++++ Records for this task
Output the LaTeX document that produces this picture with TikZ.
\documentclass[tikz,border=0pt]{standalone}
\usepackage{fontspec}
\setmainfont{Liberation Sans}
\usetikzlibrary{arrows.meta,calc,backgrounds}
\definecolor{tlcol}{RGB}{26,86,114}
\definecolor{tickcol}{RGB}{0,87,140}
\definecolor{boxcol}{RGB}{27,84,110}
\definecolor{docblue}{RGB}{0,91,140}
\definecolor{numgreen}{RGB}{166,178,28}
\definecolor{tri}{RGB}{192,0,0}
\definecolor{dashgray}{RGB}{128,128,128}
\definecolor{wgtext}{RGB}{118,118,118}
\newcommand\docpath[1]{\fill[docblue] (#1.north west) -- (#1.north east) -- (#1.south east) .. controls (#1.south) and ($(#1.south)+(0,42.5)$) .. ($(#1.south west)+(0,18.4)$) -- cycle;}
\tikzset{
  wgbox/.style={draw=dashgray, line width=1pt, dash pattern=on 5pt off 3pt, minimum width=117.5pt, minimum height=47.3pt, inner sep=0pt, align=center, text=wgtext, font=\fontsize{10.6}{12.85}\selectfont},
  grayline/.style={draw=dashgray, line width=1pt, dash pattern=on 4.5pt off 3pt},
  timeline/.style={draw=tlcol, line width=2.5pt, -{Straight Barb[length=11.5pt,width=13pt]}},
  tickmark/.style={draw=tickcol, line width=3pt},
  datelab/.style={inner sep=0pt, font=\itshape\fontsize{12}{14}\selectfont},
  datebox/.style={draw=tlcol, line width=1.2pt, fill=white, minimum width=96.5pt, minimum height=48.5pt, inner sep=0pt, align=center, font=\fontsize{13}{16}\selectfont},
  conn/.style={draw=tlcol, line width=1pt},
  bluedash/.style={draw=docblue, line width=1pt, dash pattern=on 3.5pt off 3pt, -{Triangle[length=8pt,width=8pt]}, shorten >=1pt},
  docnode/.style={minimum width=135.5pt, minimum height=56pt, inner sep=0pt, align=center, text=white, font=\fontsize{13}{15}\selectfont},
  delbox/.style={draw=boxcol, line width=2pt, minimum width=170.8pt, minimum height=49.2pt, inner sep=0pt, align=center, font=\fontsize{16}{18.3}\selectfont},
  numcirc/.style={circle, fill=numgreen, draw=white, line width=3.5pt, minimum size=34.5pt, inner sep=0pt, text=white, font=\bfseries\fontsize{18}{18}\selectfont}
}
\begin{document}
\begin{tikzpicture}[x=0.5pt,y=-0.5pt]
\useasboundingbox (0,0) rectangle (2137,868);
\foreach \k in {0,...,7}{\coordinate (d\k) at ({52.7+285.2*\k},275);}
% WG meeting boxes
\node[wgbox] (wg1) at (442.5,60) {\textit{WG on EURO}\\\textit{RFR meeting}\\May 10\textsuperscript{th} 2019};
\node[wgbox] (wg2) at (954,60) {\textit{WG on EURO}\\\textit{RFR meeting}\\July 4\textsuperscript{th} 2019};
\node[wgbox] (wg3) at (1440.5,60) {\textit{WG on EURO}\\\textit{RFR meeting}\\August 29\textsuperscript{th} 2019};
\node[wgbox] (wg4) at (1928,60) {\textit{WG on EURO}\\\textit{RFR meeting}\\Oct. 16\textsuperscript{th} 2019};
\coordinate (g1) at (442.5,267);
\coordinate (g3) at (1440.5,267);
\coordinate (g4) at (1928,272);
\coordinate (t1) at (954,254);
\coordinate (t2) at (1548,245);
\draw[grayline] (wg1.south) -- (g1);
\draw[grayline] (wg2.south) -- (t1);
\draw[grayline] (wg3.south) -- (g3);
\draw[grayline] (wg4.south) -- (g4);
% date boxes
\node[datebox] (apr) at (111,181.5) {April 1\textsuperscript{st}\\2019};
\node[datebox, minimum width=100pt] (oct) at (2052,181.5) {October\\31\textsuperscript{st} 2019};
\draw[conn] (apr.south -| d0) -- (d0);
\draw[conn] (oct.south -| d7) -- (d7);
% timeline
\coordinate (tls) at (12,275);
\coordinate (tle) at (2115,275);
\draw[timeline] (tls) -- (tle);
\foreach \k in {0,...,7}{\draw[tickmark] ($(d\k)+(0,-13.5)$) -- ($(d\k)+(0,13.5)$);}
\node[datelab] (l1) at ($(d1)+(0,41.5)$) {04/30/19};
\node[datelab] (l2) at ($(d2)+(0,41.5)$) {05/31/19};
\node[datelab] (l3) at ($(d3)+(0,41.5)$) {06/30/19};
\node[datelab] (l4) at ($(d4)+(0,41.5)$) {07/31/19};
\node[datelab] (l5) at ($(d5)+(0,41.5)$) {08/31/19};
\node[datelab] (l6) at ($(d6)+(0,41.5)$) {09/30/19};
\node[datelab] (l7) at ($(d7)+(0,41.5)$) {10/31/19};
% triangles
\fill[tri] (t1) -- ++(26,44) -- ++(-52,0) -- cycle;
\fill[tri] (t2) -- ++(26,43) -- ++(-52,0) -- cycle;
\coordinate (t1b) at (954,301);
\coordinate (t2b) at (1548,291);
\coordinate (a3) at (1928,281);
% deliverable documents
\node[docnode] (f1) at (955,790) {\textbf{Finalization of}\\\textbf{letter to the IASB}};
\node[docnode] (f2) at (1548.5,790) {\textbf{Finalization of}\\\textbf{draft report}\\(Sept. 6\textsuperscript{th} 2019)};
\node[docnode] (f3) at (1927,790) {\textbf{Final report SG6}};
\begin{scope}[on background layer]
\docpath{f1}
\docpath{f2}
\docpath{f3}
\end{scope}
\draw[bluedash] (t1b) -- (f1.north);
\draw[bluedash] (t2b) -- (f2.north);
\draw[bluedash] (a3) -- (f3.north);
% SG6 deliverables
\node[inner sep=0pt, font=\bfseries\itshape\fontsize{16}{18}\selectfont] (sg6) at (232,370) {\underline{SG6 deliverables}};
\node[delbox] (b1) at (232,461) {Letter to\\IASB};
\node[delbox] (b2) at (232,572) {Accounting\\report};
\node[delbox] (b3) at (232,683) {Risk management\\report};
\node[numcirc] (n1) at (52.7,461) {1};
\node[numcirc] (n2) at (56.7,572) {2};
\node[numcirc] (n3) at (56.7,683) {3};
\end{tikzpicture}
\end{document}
++++++++
++++ Records for this task
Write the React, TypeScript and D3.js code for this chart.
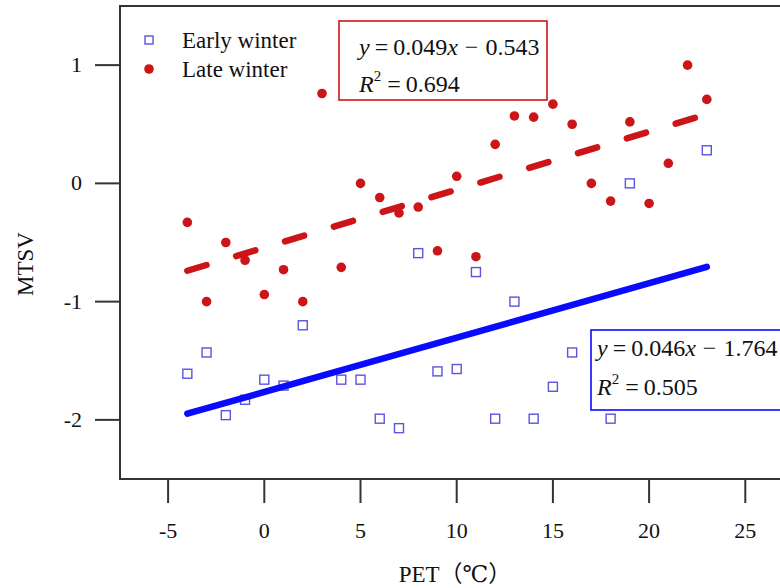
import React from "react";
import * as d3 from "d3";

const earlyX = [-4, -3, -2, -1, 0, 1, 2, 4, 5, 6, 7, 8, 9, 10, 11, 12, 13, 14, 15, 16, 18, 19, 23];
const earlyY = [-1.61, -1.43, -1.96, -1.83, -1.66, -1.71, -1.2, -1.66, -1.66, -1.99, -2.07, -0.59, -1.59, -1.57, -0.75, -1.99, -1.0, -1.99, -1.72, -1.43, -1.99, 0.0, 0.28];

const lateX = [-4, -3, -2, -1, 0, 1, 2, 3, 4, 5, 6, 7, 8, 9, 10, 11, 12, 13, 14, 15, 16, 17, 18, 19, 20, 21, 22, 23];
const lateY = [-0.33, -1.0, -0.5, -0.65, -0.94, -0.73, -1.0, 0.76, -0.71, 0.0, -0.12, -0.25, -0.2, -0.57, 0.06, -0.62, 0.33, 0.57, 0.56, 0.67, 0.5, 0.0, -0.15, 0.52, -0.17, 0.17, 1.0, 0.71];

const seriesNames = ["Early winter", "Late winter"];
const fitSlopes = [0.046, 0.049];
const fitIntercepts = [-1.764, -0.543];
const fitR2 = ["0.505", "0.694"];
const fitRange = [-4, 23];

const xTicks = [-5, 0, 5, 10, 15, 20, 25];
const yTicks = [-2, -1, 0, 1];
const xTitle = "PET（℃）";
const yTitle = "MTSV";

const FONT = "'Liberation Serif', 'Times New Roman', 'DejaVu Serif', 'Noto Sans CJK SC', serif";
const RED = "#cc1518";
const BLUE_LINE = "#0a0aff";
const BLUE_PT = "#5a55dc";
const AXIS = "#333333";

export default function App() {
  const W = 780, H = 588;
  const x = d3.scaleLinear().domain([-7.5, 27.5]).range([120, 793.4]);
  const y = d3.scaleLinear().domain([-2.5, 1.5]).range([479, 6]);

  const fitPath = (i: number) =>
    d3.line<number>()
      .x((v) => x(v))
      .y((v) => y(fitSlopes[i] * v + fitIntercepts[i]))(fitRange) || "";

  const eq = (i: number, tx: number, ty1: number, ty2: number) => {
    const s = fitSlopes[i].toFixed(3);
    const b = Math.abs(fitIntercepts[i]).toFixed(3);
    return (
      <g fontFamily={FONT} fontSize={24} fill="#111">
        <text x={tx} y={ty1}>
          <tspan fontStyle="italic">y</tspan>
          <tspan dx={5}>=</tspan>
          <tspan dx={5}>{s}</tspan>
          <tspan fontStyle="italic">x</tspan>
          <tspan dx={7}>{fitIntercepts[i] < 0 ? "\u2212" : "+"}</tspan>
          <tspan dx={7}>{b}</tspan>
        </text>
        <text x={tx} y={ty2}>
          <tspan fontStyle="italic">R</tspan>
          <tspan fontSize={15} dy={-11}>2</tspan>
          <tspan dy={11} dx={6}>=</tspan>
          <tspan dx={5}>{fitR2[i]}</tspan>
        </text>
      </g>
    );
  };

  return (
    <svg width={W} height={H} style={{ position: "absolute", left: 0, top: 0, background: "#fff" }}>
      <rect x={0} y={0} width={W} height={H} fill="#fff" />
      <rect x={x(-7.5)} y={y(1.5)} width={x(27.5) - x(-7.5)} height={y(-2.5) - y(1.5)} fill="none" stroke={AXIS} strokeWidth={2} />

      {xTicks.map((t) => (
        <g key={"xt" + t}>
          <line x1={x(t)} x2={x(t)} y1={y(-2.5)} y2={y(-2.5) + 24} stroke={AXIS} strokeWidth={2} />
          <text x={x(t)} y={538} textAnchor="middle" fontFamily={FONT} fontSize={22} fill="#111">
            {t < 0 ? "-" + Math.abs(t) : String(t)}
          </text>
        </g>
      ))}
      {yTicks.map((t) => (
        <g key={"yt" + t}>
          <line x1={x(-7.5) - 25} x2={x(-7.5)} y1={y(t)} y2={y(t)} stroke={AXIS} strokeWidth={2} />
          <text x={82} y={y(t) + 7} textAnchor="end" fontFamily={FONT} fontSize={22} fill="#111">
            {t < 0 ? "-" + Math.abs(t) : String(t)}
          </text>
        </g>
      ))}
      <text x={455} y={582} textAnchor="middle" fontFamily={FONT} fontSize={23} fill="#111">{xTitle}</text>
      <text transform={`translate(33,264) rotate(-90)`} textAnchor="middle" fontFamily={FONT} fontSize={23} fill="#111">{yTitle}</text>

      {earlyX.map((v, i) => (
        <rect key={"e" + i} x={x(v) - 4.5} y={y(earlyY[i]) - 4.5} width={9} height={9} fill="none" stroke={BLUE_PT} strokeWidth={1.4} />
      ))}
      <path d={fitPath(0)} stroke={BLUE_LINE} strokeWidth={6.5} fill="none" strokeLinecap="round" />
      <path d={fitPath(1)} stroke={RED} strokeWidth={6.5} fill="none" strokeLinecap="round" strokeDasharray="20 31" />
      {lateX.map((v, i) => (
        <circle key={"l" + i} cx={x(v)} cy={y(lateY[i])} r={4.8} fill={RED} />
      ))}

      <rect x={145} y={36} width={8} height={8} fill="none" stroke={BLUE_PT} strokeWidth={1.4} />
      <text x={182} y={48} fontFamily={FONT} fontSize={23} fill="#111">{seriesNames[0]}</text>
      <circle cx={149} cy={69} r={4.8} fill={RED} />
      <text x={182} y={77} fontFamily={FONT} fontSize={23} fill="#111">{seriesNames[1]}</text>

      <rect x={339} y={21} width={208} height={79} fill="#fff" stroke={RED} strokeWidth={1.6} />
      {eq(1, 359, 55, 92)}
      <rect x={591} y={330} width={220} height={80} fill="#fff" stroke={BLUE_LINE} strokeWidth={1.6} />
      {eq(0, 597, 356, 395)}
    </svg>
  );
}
++++++++
**Required task**:
Quote exactly what appears from the line containing "Write the React, TypeScript" through the line containing "-1.99, 0.0, 0.28];", both included, except for the pictures, and nothing more.

**Response to this task**:
Write the React, TypeScript and D3.js code for this chart.
import React from "react";
import * as d3 from "d3";

const earlyX = [-4, -3, -2, -1, 0, 1, 2, 4, 5, 6, 7, 8, 9, 10, 11, 12, 13, 14, 15, 16, 18, 19, 23];
const earlyY = [-1.61, -1.43, -1.96, -1.83, -1.66, -1.71, -1.2, -1.66, -1.66, -1.99, -2.07, -0.59, -1.59, -1.57, -0.75, -1.99, -1.0, -1.99, -1.72, -1.43, -1.99, 0.0, 0.28];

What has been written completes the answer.